Code that draws figures:
START

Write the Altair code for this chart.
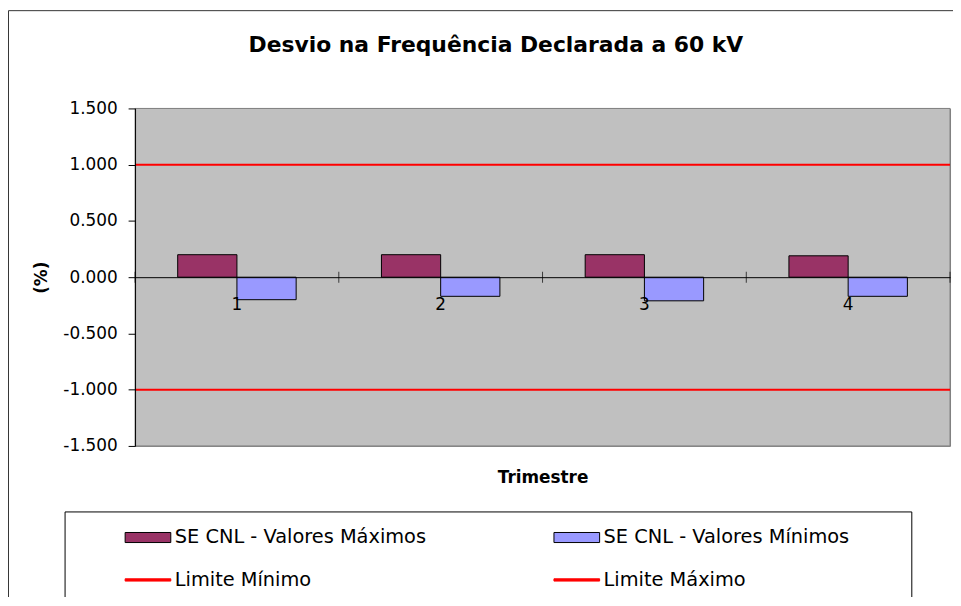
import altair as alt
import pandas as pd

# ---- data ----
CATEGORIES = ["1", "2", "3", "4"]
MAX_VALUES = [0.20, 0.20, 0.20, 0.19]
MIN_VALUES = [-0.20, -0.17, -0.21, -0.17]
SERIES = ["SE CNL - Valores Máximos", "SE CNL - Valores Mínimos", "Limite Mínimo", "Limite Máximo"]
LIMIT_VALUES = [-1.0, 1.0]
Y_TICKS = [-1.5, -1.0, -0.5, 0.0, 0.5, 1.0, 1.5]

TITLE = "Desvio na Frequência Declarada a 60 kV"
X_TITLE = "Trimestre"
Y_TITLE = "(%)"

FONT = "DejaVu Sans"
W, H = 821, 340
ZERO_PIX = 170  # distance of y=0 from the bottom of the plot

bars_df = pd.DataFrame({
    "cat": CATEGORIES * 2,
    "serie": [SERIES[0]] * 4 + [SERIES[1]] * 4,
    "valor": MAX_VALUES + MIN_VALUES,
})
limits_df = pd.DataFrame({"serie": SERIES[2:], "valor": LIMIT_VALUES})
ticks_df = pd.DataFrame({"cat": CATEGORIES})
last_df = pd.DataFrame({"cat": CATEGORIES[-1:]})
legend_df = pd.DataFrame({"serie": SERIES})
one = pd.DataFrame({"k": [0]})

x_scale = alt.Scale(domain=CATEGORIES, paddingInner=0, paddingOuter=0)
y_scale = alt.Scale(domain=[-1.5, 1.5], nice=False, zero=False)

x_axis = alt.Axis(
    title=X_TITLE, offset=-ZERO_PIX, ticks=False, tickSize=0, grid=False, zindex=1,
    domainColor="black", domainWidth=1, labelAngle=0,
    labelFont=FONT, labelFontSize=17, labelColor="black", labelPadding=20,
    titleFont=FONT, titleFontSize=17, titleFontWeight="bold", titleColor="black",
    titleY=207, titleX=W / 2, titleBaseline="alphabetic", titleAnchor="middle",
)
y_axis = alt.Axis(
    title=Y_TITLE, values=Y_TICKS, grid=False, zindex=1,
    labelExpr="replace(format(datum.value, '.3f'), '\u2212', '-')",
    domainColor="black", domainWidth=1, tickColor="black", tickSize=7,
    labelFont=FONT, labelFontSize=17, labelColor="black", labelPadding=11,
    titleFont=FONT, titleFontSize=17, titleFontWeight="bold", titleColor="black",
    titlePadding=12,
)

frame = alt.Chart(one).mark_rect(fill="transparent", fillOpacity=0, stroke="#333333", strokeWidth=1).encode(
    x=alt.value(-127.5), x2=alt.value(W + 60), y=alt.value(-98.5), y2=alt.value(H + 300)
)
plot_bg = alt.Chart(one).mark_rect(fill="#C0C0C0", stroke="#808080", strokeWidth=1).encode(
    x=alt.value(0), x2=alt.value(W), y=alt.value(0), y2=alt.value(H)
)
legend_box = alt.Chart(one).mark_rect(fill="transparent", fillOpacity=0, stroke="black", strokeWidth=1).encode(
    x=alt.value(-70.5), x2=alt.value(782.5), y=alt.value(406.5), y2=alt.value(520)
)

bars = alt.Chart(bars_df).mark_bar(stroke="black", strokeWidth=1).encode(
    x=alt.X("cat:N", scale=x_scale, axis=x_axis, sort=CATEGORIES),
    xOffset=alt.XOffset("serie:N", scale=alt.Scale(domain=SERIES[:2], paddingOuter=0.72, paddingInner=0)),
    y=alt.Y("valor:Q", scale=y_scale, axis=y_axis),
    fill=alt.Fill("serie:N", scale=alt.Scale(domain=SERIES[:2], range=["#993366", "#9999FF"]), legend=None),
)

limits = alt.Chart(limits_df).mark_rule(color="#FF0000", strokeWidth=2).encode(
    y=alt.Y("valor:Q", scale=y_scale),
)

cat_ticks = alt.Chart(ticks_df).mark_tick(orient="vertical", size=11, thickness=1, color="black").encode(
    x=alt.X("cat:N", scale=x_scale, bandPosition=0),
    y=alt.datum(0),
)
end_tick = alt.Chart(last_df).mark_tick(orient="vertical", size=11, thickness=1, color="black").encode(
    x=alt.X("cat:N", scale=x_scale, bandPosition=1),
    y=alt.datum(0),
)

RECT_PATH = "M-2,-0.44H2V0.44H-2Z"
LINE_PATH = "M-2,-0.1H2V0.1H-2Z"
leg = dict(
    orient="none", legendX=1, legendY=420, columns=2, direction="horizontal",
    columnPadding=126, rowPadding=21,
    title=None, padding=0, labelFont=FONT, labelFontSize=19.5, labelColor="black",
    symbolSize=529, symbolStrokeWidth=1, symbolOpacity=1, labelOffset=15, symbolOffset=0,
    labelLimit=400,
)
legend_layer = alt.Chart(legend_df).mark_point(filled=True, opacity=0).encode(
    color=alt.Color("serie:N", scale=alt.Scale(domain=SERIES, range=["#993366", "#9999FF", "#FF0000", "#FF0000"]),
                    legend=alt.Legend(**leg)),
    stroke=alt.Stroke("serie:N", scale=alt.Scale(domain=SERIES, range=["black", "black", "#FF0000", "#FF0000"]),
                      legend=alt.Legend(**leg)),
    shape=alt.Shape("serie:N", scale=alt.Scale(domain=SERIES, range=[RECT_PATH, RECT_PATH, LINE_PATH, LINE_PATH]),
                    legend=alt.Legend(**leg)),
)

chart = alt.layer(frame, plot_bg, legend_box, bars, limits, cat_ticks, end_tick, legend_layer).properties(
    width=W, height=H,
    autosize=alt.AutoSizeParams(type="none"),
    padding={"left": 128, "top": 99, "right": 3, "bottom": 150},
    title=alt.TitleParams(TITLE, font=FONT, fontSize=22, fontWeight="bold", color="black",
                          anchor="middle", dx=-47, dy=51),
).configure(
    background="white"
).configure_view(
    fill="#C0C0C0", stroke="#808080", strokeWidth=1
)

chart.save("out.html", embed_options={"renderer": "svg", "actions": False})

END
START

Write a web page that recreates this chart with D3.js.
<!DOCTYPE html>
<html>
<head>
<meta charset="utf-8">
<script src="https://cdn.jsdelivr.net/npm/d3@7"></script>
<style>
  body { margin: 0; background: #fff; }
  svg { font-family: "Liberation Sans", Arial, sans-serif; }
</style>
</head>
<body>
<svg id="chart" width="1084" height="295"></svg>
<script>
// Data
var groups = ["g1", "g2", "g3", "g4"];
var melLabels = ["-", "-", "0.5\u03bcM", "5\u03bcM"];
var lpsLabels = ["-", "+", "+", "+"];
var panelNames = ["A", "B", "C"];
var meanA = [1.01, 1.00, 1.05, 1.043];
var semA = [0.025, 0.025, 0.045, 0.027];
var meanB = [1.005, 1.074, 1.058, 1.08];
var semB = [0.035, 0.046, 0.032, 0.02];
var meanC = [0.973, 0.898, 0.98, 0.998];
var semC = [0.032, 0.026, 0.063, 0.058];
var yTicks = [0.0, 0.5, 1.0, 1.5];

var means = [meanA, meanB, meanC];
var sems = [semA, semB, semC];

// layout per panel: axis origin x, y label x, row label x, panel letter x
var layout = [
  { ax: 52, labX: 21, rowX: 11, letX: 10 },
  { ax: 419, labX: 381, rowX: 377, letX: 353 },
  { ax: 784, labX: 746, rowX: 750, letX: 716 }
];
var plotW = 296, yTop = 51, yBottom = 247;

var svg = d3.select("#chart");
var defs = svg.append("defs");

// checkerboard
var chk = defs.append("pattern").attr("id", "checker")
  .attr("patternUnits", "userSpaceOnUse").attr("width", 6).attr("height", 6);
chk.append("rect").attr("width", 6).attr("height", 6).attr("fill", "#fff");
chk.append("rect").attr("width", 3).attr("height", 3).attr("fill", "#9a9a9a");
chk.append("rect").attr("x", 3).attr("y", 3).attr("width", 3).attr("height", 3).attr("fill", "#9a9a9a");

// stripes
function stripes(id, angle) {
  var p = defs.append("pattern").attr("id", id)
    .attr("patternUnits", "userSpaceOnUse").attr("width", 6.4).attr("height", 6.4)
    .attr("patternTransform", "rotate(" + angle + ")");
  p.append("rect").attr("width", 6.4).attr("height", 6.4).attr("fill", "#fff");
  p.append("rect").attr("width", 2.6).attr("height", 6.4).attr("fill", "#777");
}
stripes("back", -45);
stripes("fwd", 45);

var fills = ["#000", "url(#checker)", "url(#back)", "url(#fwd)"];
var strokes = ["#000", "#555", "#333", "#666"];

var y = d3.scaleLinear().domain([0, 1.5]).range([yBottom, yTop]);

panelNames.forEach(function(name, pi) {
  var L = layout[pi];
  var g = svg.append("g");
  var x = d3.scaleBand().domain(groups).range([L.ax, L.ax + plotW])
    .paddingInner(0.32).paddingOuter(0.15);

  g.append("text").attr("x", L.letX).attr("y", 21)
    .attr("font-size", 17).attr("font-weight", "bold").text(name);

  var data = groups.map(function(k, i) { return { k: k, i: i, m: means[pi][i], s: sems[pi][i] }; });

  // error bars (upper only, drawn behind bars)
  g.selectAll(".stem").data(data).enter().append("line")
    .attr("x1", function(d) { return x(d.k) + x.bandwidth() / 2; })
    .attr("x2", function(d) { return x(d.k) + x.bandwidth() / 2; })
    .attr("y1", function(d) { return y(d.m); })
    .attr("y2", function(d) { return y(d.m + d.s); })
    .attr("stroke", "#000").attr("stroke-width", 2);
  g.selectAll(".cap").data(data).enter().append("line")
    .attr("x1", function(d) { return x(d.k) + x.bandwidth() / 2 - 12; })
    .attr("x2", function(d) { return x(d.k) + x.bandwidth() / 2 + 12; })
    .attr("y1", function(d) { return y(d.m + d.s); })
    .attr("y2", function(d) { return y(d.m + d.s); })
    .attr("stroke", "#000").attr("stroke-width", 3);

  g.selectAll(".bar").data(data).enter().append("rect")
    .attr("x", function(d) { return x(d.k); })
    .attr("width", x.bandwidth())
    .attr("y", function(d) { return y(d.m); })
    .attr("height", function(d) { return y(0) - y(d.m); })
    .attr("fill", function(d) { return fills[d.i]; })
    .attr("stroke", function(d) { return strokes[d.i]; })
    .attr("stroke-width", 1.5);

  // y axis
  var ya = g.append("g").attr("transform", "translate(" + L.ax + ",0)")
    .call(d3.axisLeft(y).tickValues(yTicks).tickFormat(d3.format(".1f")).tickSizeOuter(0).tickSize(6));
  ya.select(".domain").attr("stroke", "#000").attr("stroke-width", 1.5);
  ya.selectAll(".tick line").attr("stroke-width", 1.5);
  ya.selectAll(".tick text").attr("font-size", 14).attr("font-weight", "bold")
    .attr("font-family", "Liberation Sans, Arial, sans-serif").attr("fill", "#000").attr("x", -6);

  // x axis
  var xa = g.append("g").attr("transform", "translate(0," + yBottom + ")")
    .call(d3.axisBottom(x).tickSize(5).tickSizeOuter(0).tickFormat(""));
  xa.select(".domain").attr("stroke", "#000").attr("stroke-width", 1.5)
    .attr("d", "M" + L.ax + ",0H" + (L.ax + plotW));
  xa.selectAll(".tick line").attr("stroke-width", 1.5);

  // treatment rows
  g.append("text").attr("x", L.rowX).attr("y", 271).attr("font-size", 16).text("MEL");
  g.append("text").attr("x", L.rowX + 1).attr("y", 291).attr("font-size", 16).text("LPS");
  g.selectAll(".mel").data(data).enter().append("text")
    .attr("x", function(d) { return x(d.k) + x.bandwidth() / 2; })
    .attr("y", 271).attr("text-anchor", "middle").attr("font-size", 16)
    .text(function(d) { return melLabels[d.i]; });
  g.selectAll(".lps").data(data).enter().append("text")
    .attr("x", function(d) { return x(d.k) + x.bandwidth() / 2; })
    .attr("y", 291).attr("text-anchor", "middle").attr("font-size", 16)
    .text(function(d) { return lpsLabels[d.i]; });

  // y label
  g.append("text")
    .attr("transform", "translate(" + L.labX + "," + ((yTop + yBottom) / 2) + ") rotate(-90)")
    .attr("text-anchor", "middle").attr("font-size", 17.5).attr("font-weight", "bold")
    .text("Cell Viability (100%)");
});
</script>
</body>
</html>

END
START

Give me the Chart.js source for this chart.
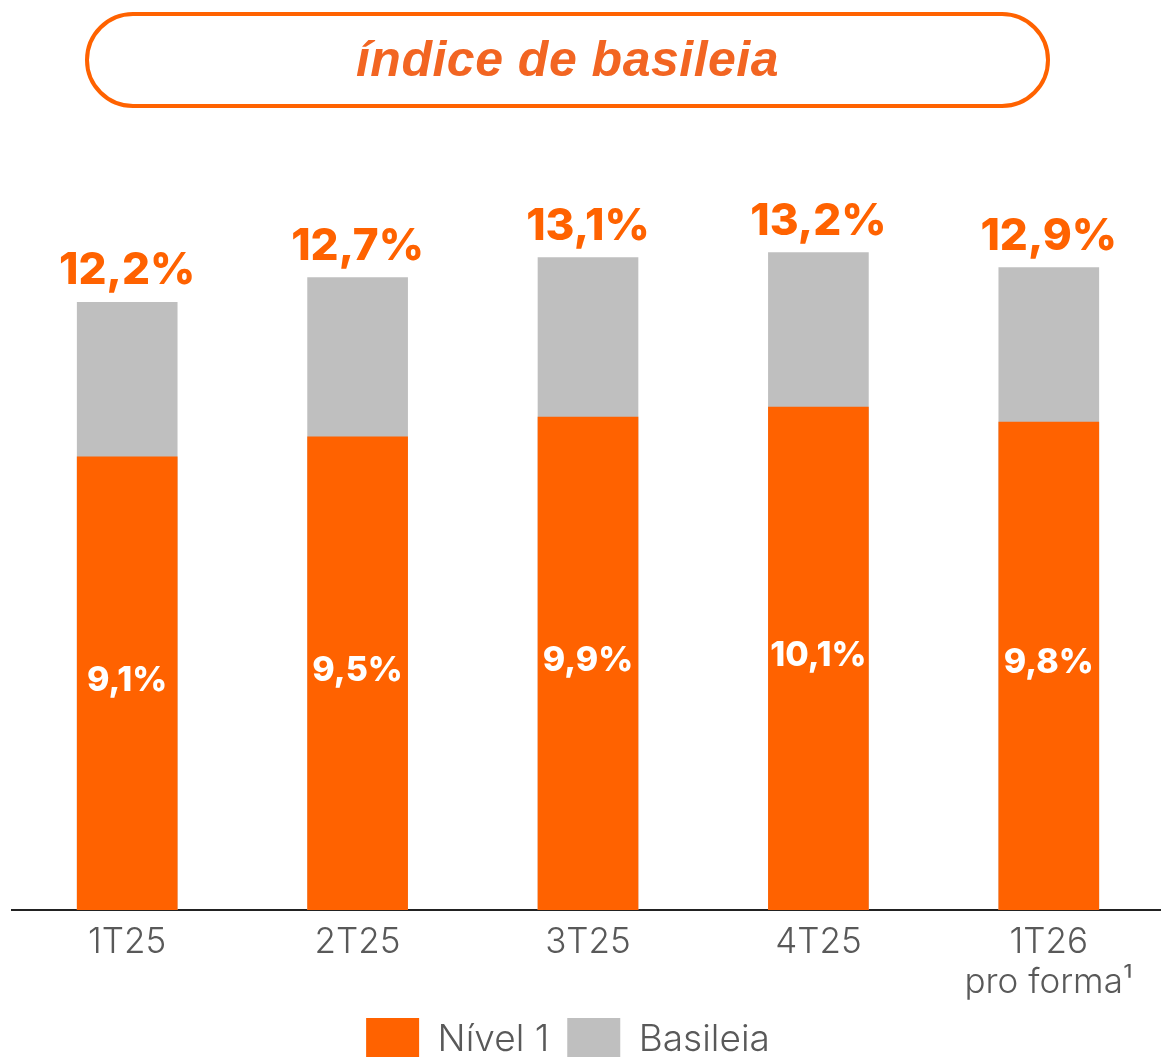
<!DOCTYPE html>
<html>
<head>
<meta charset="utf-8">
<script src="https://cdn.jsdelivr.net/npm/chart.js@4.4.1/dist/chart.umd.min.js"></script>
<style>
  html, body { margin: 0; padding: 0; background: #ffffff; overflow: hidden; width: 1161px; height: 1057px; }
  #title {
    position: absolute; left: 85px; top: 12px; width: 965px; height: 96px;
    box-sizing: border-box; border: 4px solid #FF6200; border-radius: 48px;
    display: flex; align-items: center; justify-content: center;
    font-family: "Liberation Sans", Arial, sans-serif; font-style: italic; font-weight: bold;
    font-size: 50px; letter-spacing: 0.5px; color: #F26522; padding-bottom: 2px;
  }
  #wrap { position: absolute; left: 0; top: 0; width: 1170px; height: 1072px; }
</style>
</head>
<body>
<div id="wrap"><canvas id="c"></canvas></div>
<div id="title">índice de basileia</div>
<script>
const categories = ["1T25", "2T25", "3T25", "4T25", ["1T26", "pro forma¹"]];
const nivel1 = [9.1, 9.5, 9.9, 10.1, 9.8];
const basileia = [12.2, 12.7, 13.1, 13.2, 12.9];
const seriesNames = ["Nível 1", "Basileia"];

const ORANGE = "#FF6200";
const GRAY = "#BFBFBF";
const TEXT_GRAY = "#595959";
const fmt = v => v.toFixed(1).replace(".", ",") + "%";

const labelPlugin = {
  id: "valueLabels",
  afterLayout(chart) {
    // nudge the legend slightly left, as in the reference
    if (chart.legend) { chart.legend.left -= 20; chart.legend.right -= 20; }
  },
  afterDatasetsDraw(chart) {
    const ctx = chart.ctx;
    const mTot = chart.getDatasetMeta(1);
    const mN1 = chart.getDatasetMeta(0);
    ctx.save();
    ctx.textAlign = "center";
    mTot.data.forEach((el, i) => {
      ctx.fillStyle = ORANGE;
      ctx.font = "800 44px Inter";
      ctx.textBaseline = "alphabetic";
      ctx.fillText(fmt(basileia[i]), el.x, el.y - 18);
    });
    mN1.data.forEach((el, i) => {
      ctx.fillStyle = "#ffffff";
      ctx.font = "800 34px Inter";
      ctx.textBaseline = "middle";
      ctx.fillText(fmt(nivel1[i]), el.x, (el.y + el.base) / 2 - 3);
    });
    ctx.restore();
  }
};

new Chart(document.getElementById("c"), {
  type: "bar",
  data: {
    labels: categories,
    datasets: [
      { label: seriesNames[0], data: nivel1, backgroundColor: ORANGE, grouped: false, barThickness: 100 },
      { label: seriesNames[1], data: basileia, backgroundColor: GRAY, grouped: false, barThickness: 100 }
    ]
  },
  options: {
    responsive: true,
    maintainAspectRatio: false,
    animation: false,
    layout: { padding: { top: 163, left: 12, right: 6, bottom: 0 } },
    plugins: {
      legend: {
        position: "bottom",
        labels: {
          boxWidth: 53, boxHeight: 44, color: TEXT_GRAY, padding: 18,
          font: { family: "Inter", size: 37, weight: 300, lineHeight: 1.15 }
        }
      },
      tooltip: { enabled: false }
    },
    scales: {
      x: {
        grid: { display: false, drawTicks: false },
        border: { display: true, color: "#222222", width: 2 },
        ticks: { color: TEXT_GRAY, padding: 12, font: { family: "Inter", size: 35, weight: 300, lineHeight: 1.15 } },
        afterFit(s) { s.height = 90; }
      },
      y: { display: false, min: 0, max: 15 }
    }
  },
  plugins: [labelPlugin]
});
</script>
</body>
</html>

END

> _What is needed_:
Only the lines from the one bearing "Write the Altair code for this chart." to the one bearing "ZERO_PIX = 170", both included, should be restated word for word, with pictures left out.

> _Exercise solution_:
Write the Altair code for this chart.
import altair as alt
import pandas as pd

# ---- data ----
CATEGORIES = ["1", "2", "3", "4"]
MAX_VALUES = [0.20, 0.20, 0.20, 0.19]
MIN_VALUES = [-0.20, -0.17, -0.21, -0.17]
SERIES = ["SE CNL - Valores Máximos", "SE CNL - Valores Mínimos", "Limite Mínimo", "Limite Máximo"]
LIMIT_VALUES = [-1.0, 1.0]
Y_TICKS = [-1.5, -1.0, -0.5, 0.0, 0.5, 1.0, 1.5]

TITLE = "Desvio na Frequência Declarada a 60 kV"
X_TITLE = "Trimestre"
Y_TITLE = "(%)"

FONT = "DejaVu Sans"
W, H = 821, 340
ZERO_PIX = 170  # distance of y=0 from the bottom of the plot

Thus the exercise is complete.